The Duchamp Legacy – can art exist?

Perspectives on the creative act – What is your perception of art?

“… art is one of the means of intercourse between man and man”

Leo Tolstoy – “What is Art?”

Leo Tolstoy’s statement in his essay “What is Art?” is the one interpretation closest to the real essence of the term as art can exist whenever a man transmits his feelings to another. This, regardless whether the end product is good or bad.

Spontaneous but subjective act which, through men, translates the essential intention of art into a realisation of the same was coined as ‘The Creative Act” by Marcel Duchamp. This becomes whole when the spectator completes the dialogue triangle with the artist and the work of art. It is at this level that the raw state of art is refined.
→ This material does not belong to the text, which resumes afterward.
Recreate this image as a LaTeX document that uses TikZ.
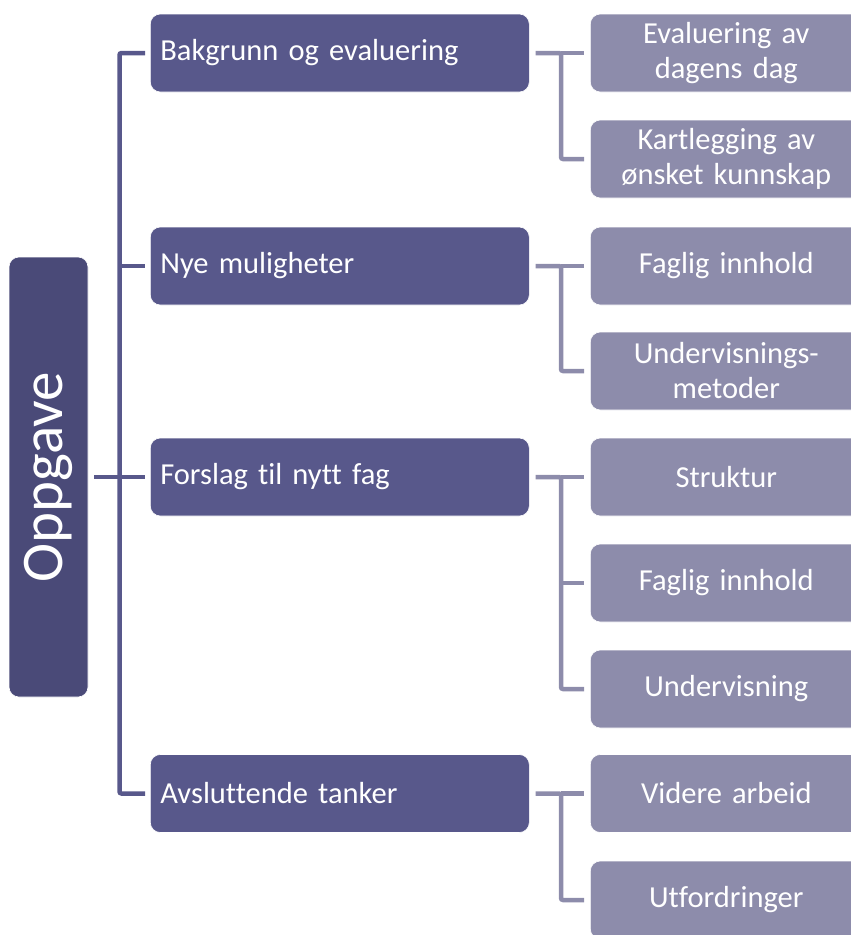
\documentclass[tikz,border=0pt]{standalone}
\usepackage{fontspec}
\setmainfont[Ligatures=NoCommon]{Carlito}
\definecolor{rootc}{HTML}{4A4A78}
\definecolor{lvone}{HTML}{58588B}
\definecolor{lvtwo}{HTML}{8D8CAB}
\begin{document}
\begin{tikzpicture}[x=1pt,y=-1pt,
  rootbox/.style={fill=rootc,draw=white,line width=0.6pt,rounded corners=10pt,rotate=90,
    minimum width=440pt,minimum height=79pt,inner sep=0pt,text=white,
    font=\fontsize{59}{61}\selectfont},
  onebox/.style={fill=lvone,draw=white,line width=0.6pt,rounded corners=10pt,anchor=west,
    minimum height=78pt,text width=359pt,inner xsep=10pt,inner ysep=0pt,align=left,
    text=white,font=\fontsize{30.5}{36}\selectfont},
  twobox/.style={fill=lvtwo,draw=white,line width=0.6pt,rounded corners=10pt,anchor=west,
    minimum height=78pt,text width=252pt,inner xsep=10pt,inner ysep=0pt,align=center,
    text=white,font=\fontsize{30.5}{35}\selectfont},
  cone/.style={draw=lvone,line width=4.5pt,rounded corners=2pt},
  ctwo/.style={draw=lvtwo,line width=4.5pt,rounded corners=2pt}]
\useasboundingbox (0,0) rectangle (851,935);
\node[rootbox] (root) at (48.5,477) {Oppgave};
\node[onebox] (L1) at (150,53) {Bakgrunn og evaluering};
\node[onebox] (L2) at (150,266) {Nye muligheter};
\node[onebox] (L3) at (150,477) {Forslag til nytt fag};
\node[onebox] (L4) at (150,793.5) {Avsluttende tanker};
\node[twobox] (E1) at (590,53) {Evaluering av\\dagens dag};
\node[twobox] (E2) at (590,159) {Kartlegging av\\ønsket kunnskap};
\node[twobox] (C1) at (590,266) {Faglig innhold};
\node[twobox] (C2) at (590,371) {Undervisnings-\\metoder};
\node[twobox] (D1) at (590,477) {Struktur};
\node[twobox] (D2) at (590,583) {Faglig innhold};
\node[twobox] (D3) at (590,689) {Undervisning};
\node[twobox] (F1) at (590,793.5) {Videre arbeid};
\node[twobox] (F2) at (590,900) {Utfordringer};
\coordinate (trunk) at (119.5,0);
\coordinate (bus) at (561,0);
% level one connectors
\draw[cone] ([xshift=6pt]root.south) -- ([xshift=-5pt]L3.west);
\draw[cone] ([xshift=-5pt]L1.west) -| (trunk |- L4.west) -- ([xshift=-5pt]L4.west);
\draw[cone] (trunk |- L2.west) -- ([xshift=-5pt]L2.west);
% level two connectors
\draw[ctwo] ([xshift=6pt]L1.east) -- (bus |- L1.east) |- ([xshift=-6pt]E2.west);
\draw[ctwo] (bus |- L1.east) -- ([xshift=-6pt]E1.west);
\draw[ctwo] ([xshift=6pt]L2.east) -- (bus |- L2.east) |- ([xshift=-6pt]C2.west);
\draw[ctwo] (bus |- L2.east) -- ([xshift=-6pt]C1.west);
\draw[ctwo] ([xshift=6pt]L3.east) -- (bus |- L3.east) |- ([xshift=-6pt]D3.west);
\draw[ctwo] (bus |- L3.east) -- ([xshift=-6pt]D1.west);
\draw[ctwo] (bus |- D2.west) -- ([xshift=-6pt]D2.west);
\draw[ctwo] ([xshift=6pt]L4.east) -- (bus |- L4.east) |- ([xshift=-6pt]F2.west);
\draw[ctwo] (bus |- L4.east) -- ([xshift=-6pt]F1.west);
\end{tikzpicture}
\end{document}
Art is the solitary act of creation, which doesn’t happen for pleasure’s sake but as a means to a universal conspiracy. In “What is the creative act?”, Gillez Deleuze goes deeper into associating the creative act to a counter reaction in front of a patronizing information system. He calls it “The act of resistance” and links it to Malraux concept of art as the only thing that resists death. Just like every human struggle to resist death, so does art.

The purest act of art is also described as a sort of metaphysical space, which can connect and/or concern different people from different cultures across oceans and geographical boundaries.

The communication of a feeling in a bid to unite other recipients as one block is indeed art, yet, being unsuccessful in transmitting that same feeling across is not crucial. Starting off with the opposite intention could just as well be an act of art. When feelings are translated into movements, colours, sounds, forms, lines or words, the activity gets contagious through the encounter experience of spectators, no matter if this reflects the original concept behind a piece or totally defies it.